CTRI heads into the post-earnings session carrying its biggest month-long run in recent memory — up 39% over the past month and 17% on the week alone — after blowing past first-quarter estimates on both revenue and earnings.
The headline numbers were striking. Q1 sales came in at $723 million against a $616 million consensus, a beat of nearly 17%. Adjusted EPS landed at -$0.02, well ahead of the -$0.07 estimate. Management held full-year 2026 revenue guidance at $3.15B–$3.45B, bracketing the $3.36B Street consensus. For an infrastructure services company that went public less than two years ago, that's an unusually clean beat-and-hold combination. The stock's 5.8% gain on May 5 — the day before the report — pointed to some pre-positioning, with ORTEX flagging Centuri among the top industrials names drawing whale-level options activity that session.

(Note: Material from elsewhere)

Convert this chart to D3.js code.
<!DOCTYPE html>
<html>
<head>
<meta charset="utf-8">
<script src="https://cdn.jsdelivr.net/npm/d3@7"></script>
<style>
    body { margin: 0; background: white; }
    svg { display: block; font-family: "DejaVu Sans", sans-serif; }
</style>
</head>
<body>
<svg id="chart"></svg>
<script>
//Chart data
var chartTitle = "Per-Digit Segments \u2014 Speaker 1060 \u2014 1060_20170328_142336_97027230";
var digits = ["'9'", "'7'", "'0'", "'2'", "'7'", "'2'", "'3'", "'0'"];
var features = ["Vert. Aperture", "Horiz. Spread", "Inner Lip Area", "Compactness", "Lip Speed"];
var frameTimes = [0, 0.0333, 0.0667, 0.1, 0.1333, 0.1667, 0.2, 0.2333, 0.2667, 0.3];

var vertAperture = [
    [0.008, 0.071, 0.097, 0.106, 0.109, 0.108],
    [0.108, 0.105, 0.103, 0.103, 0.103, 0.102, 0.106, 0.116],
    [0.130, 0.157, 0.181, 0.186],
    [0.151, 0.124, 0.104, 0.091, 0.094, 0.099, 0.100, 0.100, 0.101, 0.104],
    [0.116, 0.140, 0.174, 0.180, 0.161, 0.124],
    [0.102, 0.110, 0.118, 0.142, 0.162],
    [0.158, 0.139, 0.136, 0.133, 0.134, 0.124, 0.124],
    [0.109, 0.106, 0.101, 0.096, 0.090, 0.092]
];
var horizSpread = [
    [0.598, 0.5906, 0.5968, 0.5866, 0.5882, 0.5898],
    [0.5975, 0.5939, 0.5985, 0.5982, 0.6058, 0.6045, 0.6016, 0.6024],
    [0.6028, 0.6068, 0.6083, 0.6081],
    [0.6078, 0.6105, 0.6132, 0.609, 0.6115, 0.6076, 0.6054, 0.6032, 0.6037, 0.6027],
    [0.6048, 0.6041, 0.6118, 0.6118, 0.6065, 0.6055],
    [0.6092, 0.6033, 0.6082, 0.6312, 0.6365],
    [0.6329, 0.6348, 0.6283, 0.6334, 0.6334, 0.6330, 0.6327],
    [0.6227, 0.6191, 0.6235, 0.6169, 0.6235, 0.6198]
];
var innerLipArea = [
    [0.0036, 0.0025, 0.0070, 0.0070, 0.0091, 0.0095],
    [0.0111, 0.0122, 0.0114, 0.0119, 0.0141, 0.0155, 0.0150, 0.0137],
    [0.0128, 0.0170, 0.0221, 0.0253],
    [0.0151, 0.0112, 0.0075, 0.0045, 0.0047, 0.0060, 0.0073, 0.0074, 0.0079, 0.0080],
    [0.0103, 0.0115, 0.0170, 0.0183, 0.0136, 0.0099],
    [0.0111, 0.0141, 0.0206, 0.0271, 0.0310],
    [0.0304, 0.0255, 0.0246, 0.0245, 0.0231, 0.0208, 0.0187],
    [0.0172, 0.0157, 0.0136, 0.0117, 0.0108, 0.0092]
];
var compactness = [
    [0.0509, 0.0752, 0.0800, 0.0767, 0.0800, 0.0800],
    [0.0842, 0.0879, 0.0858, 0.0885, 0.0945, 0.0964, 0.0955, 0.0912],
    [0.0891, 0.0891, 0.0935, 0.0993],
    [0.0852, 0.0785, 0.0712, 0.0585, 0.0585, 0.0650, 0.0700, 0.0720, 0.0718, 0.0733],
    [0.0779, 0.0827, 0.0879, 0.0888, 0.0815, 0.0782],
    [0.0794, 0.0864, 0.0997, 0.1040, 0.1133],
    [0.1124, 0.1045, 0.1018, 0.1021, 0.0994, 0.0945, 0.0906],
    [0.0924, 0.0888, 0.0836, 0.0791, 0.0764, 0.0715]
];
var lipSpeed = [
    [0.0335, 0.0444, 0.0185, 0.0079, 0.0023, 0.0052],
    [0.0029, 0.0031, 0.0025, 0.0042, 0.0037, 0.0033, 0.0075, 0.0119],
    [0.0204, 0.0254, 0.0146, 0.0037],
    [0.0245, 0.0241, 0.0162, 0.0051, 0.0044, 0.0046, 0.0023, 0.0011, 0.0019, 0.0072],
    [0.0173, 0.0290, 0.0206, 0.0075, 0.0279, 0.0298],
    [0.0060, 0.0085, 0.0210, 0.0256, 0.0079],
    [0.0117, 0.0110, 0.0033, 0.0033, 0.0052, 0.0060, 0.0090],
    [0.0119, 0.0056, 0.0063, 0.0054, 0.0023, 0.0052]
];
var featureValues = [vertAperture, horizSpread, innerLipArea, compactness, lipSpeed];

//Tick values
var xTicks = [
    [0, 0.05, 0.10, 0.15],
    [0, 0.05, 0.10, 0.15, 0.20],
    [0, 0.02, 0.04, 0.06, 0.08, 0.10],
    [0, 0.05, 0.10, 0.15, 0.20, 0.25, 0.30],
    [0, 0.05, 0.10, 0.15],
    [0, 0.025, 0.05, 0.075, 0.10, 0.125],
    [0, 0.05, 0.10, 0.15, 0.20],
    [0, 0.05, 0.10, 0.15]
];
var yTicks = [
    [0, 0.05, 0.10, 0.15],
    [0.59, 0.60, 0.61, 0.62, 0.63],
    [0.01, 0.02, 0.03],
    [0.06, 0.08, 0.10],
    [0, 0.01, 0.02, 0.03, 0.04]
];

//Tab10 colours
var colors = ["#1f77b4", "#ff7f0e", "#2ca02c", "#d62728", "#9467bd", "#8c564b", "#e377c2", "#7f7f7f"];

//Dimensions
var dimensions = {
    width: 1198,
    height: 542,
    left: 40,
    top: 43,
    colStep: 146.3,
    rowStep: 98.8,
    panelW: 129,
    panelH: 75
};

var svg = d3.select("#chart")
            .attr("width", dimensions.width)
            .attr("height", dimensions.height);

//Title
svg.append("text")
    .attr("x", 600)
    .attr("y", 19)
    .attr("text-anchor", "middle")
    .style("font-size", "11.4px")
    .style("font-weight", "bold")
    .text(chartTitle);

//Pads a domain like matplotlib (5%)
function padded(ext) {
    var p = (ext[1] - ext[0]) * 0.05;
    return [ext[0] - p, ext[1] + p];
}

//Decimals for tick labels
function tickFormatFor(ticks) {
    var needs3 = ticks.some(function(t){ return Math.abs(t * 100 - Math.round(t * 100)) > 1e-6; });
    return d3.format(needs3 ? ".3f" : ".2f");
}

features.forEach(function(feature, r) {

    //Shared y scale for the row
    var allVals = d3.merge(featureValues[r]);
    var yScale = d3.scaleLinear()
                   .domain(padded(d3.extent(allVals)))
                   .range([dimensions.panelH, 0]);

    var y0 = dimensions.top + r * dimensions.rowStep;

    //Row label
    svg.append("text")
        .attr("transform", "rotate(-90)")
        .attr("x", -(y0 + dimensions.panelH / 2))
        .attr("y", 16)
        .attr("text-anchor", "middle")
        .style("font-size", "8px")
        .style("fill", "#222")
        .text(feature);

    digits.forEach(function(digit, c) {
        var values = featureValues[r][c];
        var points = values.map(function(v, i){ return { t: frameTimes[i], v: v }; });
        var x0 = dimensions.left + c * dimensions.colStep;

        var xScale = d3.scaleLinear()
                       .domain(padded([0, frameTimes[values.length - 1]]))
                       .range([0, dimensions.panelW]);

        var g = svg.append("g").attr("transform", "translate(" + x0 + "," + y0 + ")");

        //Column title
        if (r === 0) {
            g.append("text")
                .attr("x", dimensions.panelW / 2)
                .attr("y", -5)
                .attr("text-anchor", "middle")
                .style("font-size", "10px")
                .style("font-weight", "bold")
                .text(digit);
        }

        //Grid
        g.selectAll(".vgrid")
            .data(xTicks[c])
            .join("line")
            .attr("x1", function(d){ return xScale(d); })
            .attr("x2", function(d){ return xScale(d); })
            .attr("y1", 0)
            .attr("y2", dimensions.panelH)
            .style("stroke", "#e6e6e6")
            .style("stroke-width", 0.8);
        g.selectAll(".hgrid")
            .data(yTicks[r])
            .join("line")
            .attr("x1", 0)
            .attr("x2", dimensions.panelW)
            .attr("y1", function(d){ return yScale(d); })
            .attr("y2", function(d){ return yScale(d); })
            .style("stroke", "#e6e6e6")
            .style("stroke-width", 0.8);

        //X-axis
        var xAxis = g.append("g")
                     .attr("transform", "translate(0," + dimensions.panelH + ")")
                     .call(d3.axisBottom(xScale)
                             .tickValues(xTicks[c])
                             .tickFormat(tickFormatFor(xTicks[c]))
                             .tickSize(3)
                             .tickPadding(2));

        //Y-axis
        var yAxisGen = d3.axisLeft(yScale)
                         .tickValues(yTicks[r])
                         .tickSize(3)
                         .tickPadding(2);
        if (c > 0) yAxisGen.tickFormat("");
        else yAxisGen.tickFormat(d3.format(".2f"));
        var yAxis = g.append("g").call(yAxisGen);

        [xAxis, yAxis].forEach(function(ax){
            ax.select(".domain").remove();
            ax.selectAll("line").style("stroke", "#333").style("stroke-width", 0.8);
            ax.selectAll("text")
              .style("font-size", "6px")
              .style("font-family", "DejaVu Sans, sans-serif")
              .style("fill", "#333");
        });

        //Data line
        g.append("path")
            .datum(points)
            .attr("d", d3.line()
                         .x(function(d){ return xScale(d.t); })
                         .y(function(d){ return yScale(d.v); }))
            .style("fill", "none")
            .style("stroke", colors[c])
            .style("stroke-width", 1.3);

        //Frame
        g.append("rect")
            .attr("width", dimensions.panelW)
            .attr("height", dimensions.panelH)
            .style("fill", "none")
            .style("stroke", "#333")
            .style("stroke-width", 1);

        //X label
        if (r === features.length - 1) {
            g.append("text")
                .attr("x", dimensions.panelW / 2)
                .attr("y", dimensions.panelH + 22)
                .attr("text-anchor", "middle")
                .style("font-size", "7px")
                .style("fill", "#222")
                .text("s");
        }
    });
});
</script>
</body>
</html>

The positioning story is notably unbothered. Short interest runs at just 2.8% of free float, down 6.5% over the past month and off a further 2.2% on the week. Borrow availability is generous — the lending pool is far from tight. Cost to borrow sits at 0.47%, up 17% on the week but still well within the range of the past six weeks and nowhere near a level that signals meaningful short conviction. The options market tells a similar story: the put/call ratio has actually drifted lower this week to 0.031, below its 20-day average, pointing to call-heavy flow and not a hedge-heavy crowd. The ORTEX short score has edged down from a brief peak near 35 in late April to 32.9 — directionally easing, not building.
The Street still looks anchored below where the stock is now trading. The most recent analyst moves, both from Wells Fargo and Cantor Fitzgerald in late March and April, maintained Overweight ratings with targets in the $32–$37 range. The stock closed Tuesday at $41.58 — materially above all published price targets. JPMorgan has an Underweight with a $22 target, a position that looks increasingly uncomfortable after a 39% monthly move. The P/E multiple has expanded sharply, climbing roughly 14 points over the past month to 52x, and EV/EBITDA has moved to 17x. These are not cheap infrastructure multiples, though the revenue beat suggests the earnings denominator may have room to grow.

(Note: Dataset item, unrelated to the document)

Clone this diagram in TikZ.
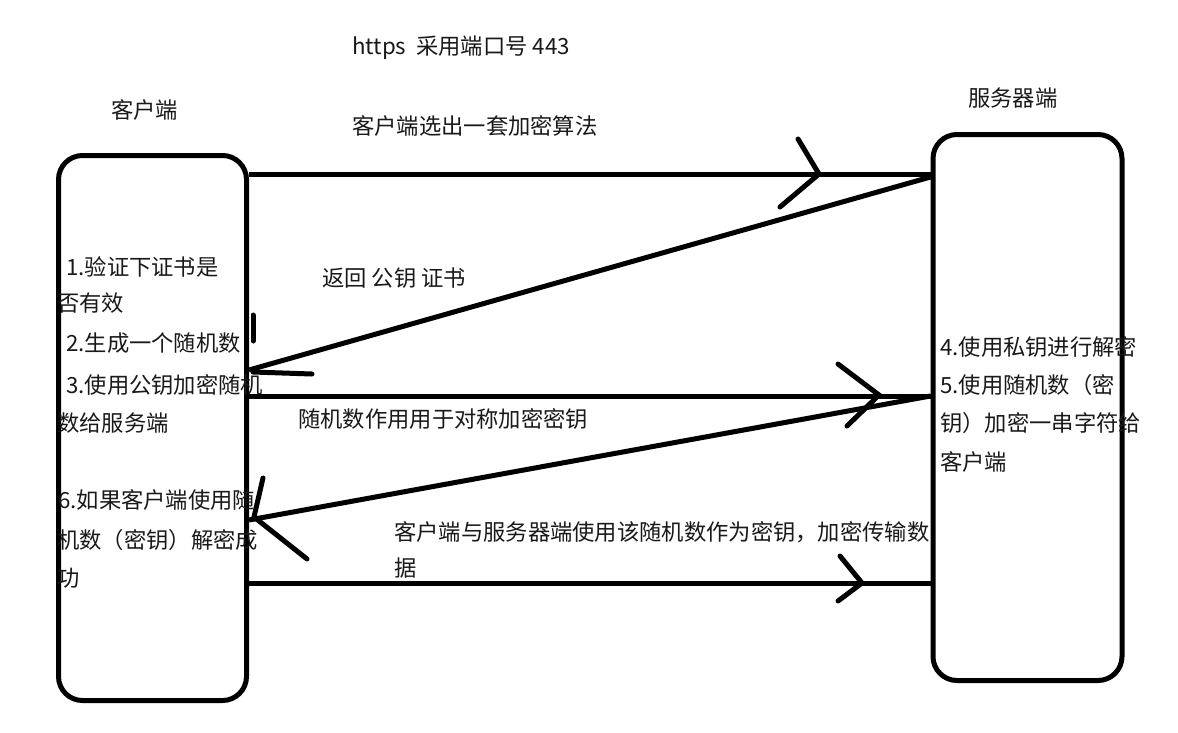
\documentclass[tikz,border=0pt]{standalone}
\usepackage{fontspec}
\setmainfont{Noto Sans CJK SC}
\begin{document}
\begin{tikzpicture}[x=1pt,y=-1pt,
  box/.style={draw=black, line width=5pt, rounded corners=24pt, inner sep=0pt},
  conn/.style={draw=black, line width=5pt},
  tip/.style={draw=black, line width=5pt, line cap=round},
  lbl/.style={anchor=west, inner sep=0pt, text=black!90, font=\fontsize{22.3}{26}\selectfont}]
\useasboundingbox (0,0) rectangle (1178,732);
\fill[white] (0,0) rectangle (1178,732);

% boxes
\node[box, minimum width=188pt, minimum height=545pt] (L) at (152.5,428) {};
\node[box, minimum width=189pt, minimum height=546pt] (R) at (1027.5,407.5) {};

% titles
\node[lbl] (t0) at (352,48) {https\ \ 采用端口号 443};
\node[lbl] (tc) at (111,110) {客户端};
\node[lbl] (ts) at (968,98) {服务器端};

% connector 1
\coordinate (a1) at (L.east |- 0,174);
\coordinate (b1) at (R.west |- 0,174);
\draw[conn] (a1) -- (b1);
\draw[tip] (798,139) -- (819,174) -- (780,207);
\node[lbl] (m1) at (352,126) {客户端选出一套加密算法};

% connector 2
\coordinate (a2) at (R.west |- 0,177);
\coordinate (b2) at (L.east |- 0,370);
\draw[conn] (a2) -- (b2);
\draw[tip] (253,315) -- (253,341);
\draw[tip] (253,372) -- (312,374);
\node[lbl] (m2) at (322,278) {返回 公钥 证书};

% connector 3
\coordinate (a3) at (L.east |- 0,396);
\coordinate (b3) at (R.west |- 0,396);
\draw[conn] (a3) -- (b3);
\draw[tip] (838,364) -- (879,395) -- (847,426);
\node[lbl] (m3) at (298,419) {随机数作用用于对称加密密钥};

% connector 4
\coordinate (a4) at (R.west |- 0,396);
\coordinate (b4) at (L.east |- 0,520);
\draw[conn] (a4) -- (b4);
\draw[tip] (263,478) -- (254,517) -- (307,559);

% connector 5
\coordinate (a5) at (L.east |- 0,583);
\coordinate (b5) at (R.west |- 0,583);
\draw[conn] (a5) -- (b5);
\draw[tip] (840,556) -- (862,583) -- (838,601);
\node[lbl] (m5a) at (394,532) {客户端与服务器端使用该随机数作为密钥，加密传输数};
\node[lbl] (m5b) at (394,568) {据};

% client steps
\node[lbl] (l1) at (66,267) {1.验证下证书是};
\node[lbl] (l2) at (57,303) {否有效};
\node[lbl] (l3) at (66,343) {2.生成一个随机数};
\node[lbl] (l4) at (66,385) {3.使用公钥加密随机};
\node[lbl] (l5) at (57,423) {数给服务端};
\node[lbl] (l6) at (58,500) {6.如果客户端使用随};
\node[lbl] (l7) at (57,540) {机数（密钥）解密成};
\node[lbl] (l8) at (57,578) {功};

% server steps
\node[lbl] (r1) at (940,347) {4.使用私钥进行解密};
\node[lbl] (r2) at (940,385) {5.使用随机数（密};
\node[lbl] (r3) at (940,423) {钥）加密一串字符给};
\node[lbl] (r4) at (940,462) {客户端};
\end{tikzpicture}
\end{document}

Institutional holders add an interesting backdrop. Icahn Capital holds 14.2% of shares, a significant stake that has been present since at least year-end 2025. BlackRock added 1.24 million shares through April, bringing its position to 6.6% — the most recent institutional build among the top holders. D.E. Shaw more than doubled its holding to 3.8% in the period ending December. The concentration of active managers with clear conviction, alongside the Icahn anchor, gives the shareholder register a different character from most mid-cap industrials — any shift in those positions would move the stock.

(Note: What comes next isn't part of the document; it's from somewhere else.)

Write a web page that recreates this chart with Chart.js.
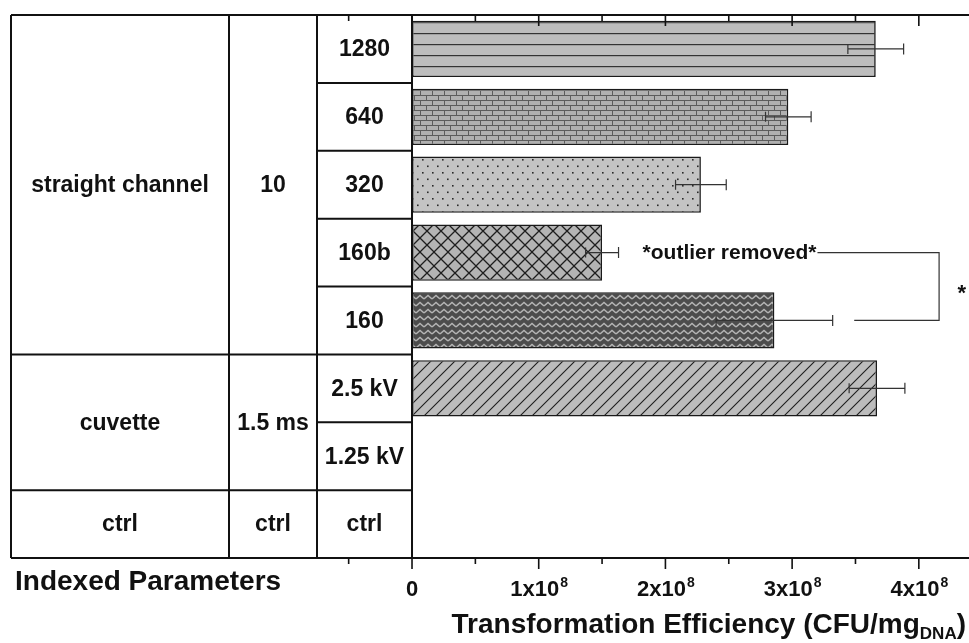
<!DOCTYPE html>
<html><head><meta charset="utf-8">
<script src="https://cdn.jsdelivr.net/npm/chart.js@4.4.1/dist/chart.umd.min.js"></script>
<style>html,body{margin:0;padding:0;background:#fff;overflow:hidden}canvas{display:block}</style>
</head><body>
<canvas id="c" width="969" height="643"></canvas>
<script>
// ---- data ----
const categories = ['1280', '640', '320', '160b', '160', '2.5 kV', '1.25 kV', 'ctrl'];
const efficiency = [3.66e8, 2.97e8, 2.28e8, 1.50e8, 2.86e8, 3.67e8, null, null];
const errors = [0.22e8, 0.18e8, 0.20e8, 0.13e8, 0.46e8, 0.22e8, null, null];
const geometryLabels = ['straight channel', 'cuvette', 'ctrl'];
const pulseLabels = ['10', '1.5 ms', 'ctrl'];
const groupSpans = [5, 2, 1];
const tickValues = [0, 1e8, 2e8, 3e8, 4e8];
const tickLabels = ['0', '1x10^8', '2x10^8', '3x10^8', '4x10^8'];
const minorTickValues = [-0.5e8, 0.5e8, 1.5e8, 2.5e8, 3.5e8];
const patternKinds = ['hlines', 'brick', 'dots', 'crosshatch', 'zigzag', 'diagonal', 'none', 'none'];
const tableTitle = 'Indexed Parameters';
const axisTitle = ['Transformation Efficiency (CFU/mg', 'DNA', ')'];
const annotationText = '*outlier removed*';

const X_MIN = -3.165e8, X_MAX = 4.396e8;
const FONT = '"Liberation Sans", Arial, Helvetica, sans-serif';

function makePattern(kind) {
  const c = document.createElement('canvas');
  let w = 12, h = 12;
  const g = () => c.getContext('2d');
  if (kind === 'hlines') {
    w = 8; h = 11; c.width = w; c.height = h; const x = g();
    x.fillStyle = '#bdbdbd'; x.fillRect(0, 0, w, h);
    x.fillStyle = '#333'; x.fillRect(0, 0, w, 1.2);
  } else if (kind === 'brick') {
    w = 12; h = 10; c.width = w; c.height = h; const x = g();
    x.fillStyle = '#b0b0b0'; x.fillRect(0, 0, w, h);
    x.fillStyle = '#5c5c5c';
    x.fillRect(0, 0, w, 1); x.fillRect(0, 5, w, 1);
    x.fillRect(0, 0, 1, 5); x.fillRect(6, 5, 1, 5);
  } else if (kind === 'dots') {
    w = 10; h = 13; c.width = w; c.height = h; const x = g();
    x.fillStyle = '#c3c3c3'; x.fillRect(0, 0, w, h);
    x.fillStyle = '#2a2a2a';
    x.fillRect(2, 3, 1.6, 1.6); x.fillRect(7, 9.5, 1.6, 1.6);
  } else if (kind === 'crosshatch') {
    w = 14; h = 14; c.width = w; c.height = h; const x = g();
    x.fillStyle = '#b4b4b4'; x.fillRect(0, 0, w, h);
    x.strokeStyle = '#1e1e1e'; x.lineWidth = 1.3;
    x.beginPath();
    x.moveTo(-1, -1); x.lineTo(w + 1, h + 1);
    x.moveTo(w + 1, -1); x.lineTo(-1, h + 1);
    x.stroke();
  } else if (kind === 'zigzag') {
    w = 8; h = 7; c.width = w; c.height = h; const x = g();
    x.fillStyle = '#4c4c4c'; x.fillRect(0, 0, w, h);
    x.strokeStyle = '#b4b4b4'; x.lineWidth = 1.5;
    x.beginPath();
    x.moveTo(0, 5); x.lineTo(4, 1.5); x.lineTo(8, 5);
    x.stroke();
  } else if (kind === 'diagonal') {
    w = 12; h = 12; c.width = w; c.height = h; const x = g();
    x.fillStyle = '#bcbcbc'; x.fillRect(0, 0, w, h);
    x.strokeStyle = '#1e1e1e'; x.lineWidth = 1.1;
    x.beginPath();
    x.moveTo(-1, h + 1); x.lineTo(w + 1, -1);
    x.moveTo(-1, 1); x.lineTo(1, -1);
    x.moveTo(w - 1, h + 1); x.lineTo(w + 1, h - 1);
    x.stroke();
  } else {
    return '#bbbbbb';
  }
  return document.getElementById('c').getContext('2d').createPattern(c, 'repeat');
}
const fills = patternKinds.map(makePattern);

function drawSupLabel(ctx, text, cx, baseline, size) {
  const parts = text.split('^');
  ctx.font = 'bold ' + size + 'px ' + FONT;
  const w1 = ctx.measureText(parts[0]).width;
  let w2 = 0;
  const supSize = Math.round(size * 0.62);
  if (parts[1]) { ctx.font = 'bold ' + supSize + 'px ' + FONT; w2 = ctx.measureText(parts[1]).width; }
  const start = cx - (w1 + w2) / 2;
  ctx.textAlign = 'left'; ctx.textBaseline = 'alphabetic';
  ctx.font = 'bold ' + size + 'px ' + FONT;
  ctx.fillText(parts[0], start, baseline);
  if (parts[1]) {
    ctx.font = 'bold ' + supSize + 'px ' + FONT;
    ctx.fillText(parts[1], start + w1 + 1, baseline - size * 0.42);
  }
}

const overlay = {
  id: 'overlay',
  afterDraw(chart) {
    const ctx = chart.ctx;
    const xs = chart.scales.x, ys = chart.scales.y;
    const a = chart.chartArea;
    const x0 = xs.getPixelForValue(0);
    const n = categories.length;
    const rowEdge = i => i === 0 ? a.top : (i === n ? a.bottom : (ys.getPixelForValue(i - 1) + ys.getPixelForValue(i)) / 2);
    ctx.save();

    // error bars
    ctx.strokeStyle = '#333'; ctx.lineWidth = 1.2;
    efficiency.forEach((v, i) => {
      if (v == null || !errors[i]) return;
      const y = ys.getPixelForValue(i);
      const xa = xs.getPixelForValue(v - errors[i]), xb = xs.getPixelForValue(v + errors[i]);
      ctx.beginPath();
      ctx.moveTo(xa, y); ctx.lineTo(xb, y);
      ctx.moveTo(xa, y - 5); ctx.lineTo(xa, y + 5);
      ctx.moveTo(xb, y - 5.5); ctx.lineTo(xb, y + 5.5);
      ctx.stroke();
    });

    // axes frame
    ctx.strokeStyle = '#111'; ctx.lineWidth = 2;
    ctx.beginPath();
    ctx.moveTo(a.left, a.top); ctx.lineTo(a.right, a.top);
    ctx.moveTo(a.left, a.bottom); ctx.lineTo(a.right, a.bottom);
    ctx.stroke();
    ctx.lineWidth = 1.6;
    ctx.beginPath();
    tickValues.forEach(v => {
      const x = xs.getPixelForValue(v);
      ctx.moveTo(x, a.top); ctx.lineTo(x, a.top + 11);
      ctx.moveTo(x, a.bottom); ctx.lineTo(x, a.bottom + 11);
    });
    minorTickValues.forEach(v => {
      const x = xs.getPixelForValue(v);
      ctx.moveTo(x, a.top); ctx.lineTo(x, a.top + 6);
      ctx.moveTo(x, a.bottom); ctx.lineTo(x, a.bottom + 6);
    });
    ctx.stroke();

    // table
    const colL = a.left, col1 = 229, col2 = 317, colR = x0;
    ctx.strokeStyle = '#111'; ctx.lineWidth = 2;
    ctx.beginPath();
    [colL, col1, col2, colR].forEach(x => { ctx.moveTo(x, a.top); ctx.lineTo(x, a.bottom); });
    let r = 0;
    groupSpans.forEach((s, gi) => {
      r += s;
      if (r < n) { const y = rowEdge(r); ctx.moveTo(colL, y); ctx.lineTo(col2, y); }
    });
    for (let i = 1; i < n; i++) { const y = rowEdge(i); ctx.moveTo(col2, y); ctx.lineTo(colR, y); }
    ctx.stroke();

    ctx.fillStyle = '#111';
    ctx.font = 'bold 23px ' + FONT;
    ctx.textAlign = 'center'; ctx.textBaseline = 'middle';
    r = 0;
    groupSpans.forEach((s, gi) => {
      const yc = (rowEdge(r) + rowEdge(r + s)) / 2 + 1;
      ctx.fillText(geometryLabels[gi], (colL + col1) / 2, yc);
      ctx.fillText(pulseLabels[gi], (col1 + col2) / 2, yc);
      r += s;
    });
    categories.forEach((c, i) => {
      ctx.fillText(c, (col2 + colR) / 2, (rowEdge(i) + rowEdge(i + 1)) / 2 + 1);
    });

    // annotation
    const y1 = ys.getPixelForValue(3), y2 = ys.getPixelForValue(4);
    ctx.font = 'bold 21px ' + FONT;
    ctx.textAlign = 'left'; ctx.textBaseline = 'middle';
    ctx.fillText(annotationText, xs.getPixelForValue(1.82e8), y1 + 1);
    ctx.strokeStyle = '#333'; ctx.lineWidth = 1.2;
    const xBr = xs.getPixelForValue(4.16e8);
    ctx.beginPath();
    ctx.moveTo(xs.getPixelForValue(3.20e8), y1); ctx.lineTo(xBr, y1); ctx.lineTo(xBr, y2);
    ctx.lineTo(xs.getPixelForValue(3.49e8), y2);
    ctx.stroke();
    ctx.font = 'bold 22px ' + FONT;
    ctx.textAlign = 'center'; ctx.textBaseline = 'alphabetic';
    ctx.fillText('*', xs.getPixelForValue(4.34e8), (y1 + y2) / 2 + 13);

    // tick labels
    ctx.fillStyle = '#111';
    tickValues.forEach((v, i) => drawSupLabel(ctx, tickLabels[i], xs.getPixelForValue(v), a.bottom + 38, 22));

    // titles
    ctx.font = 'bold 28px ' + FONT;
    ctx.textAlign = 'left'; ctx.textBaseline = 'alphabetic';
    ctx.fillText(tableTitle, 15, a.bottom + 32);
    const tw1 = ctx.measureText(axisTitle[0]).width;
    ctx.font = 'bold 17px ' + FONT;
    const tw2 = ctx.measureText(axisTitle[1]).width;
    ctx.font = 'bold 28px ' + FONT;
    const tw3 = ctx.measureText(axisTitle[2]).width;
    const tx = 966 - (tw1 + tw2 + tw3);
    ctx.fillText(axisTitle[0], tx, a.bottom + 75);
    ctx.font = 'bold 17px ' + FONT;
    ctx.fillText(axisTitle[1], tx + tw1, a.bottom + 81);
    ctx.font = 'bold 28px ' + FONT;
    ctx.fillText(axisTitle[2], tx + tw1 + tw2, a.bottom + 75);
    ctx.restore();
  }
};

new Chart(document.getElementById('c').getContext('2d'), {
  type: 'bar',
  data: {
    labels: categories,
    datasets: [{
      data: efficiency,
      backgroundColor: fills,
      borderColor: '#1a1a1a',
      borderWidth: 1.6,
      borderSkipped: false,
      barPercentage: 0.83,
      categoryPercentage: 1
    }]
  },
  options: {
    indexAxis: 'y',
    responsive: false,
    animation: false,
    devicePixelRatio: 1,
    layout: { padding: { left: 11, right: 0, top: 15, bottom: 85 } },
    plugins: { legend: { display: false }, tooltip: { enabled: false } },
    scales: {
      x: { type: 'linear', min: X_MIN, max: X_MAX, display: false },
      y: { type: 'category', display: false, offset: true }
    }
  },
  plugins: [overlay]
});
</script>
</body></html>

Close peers surged this week alongside Centuri. STRL rocketed 71% on the week — the standout in the group — while MYRG added 42%, PRIM 20%, and PWR 22%. The broader infrastructure services cohort has clearly been re-rated as a group, though Centuri's specific earnings beat adds an idiosyncratic layer to its 17% weekly gain.
What to watch now is whether analyst price targets catch up to current levels and whether the institutional concentration — Icahn in particular — shows any change heading into the next 13F filing window.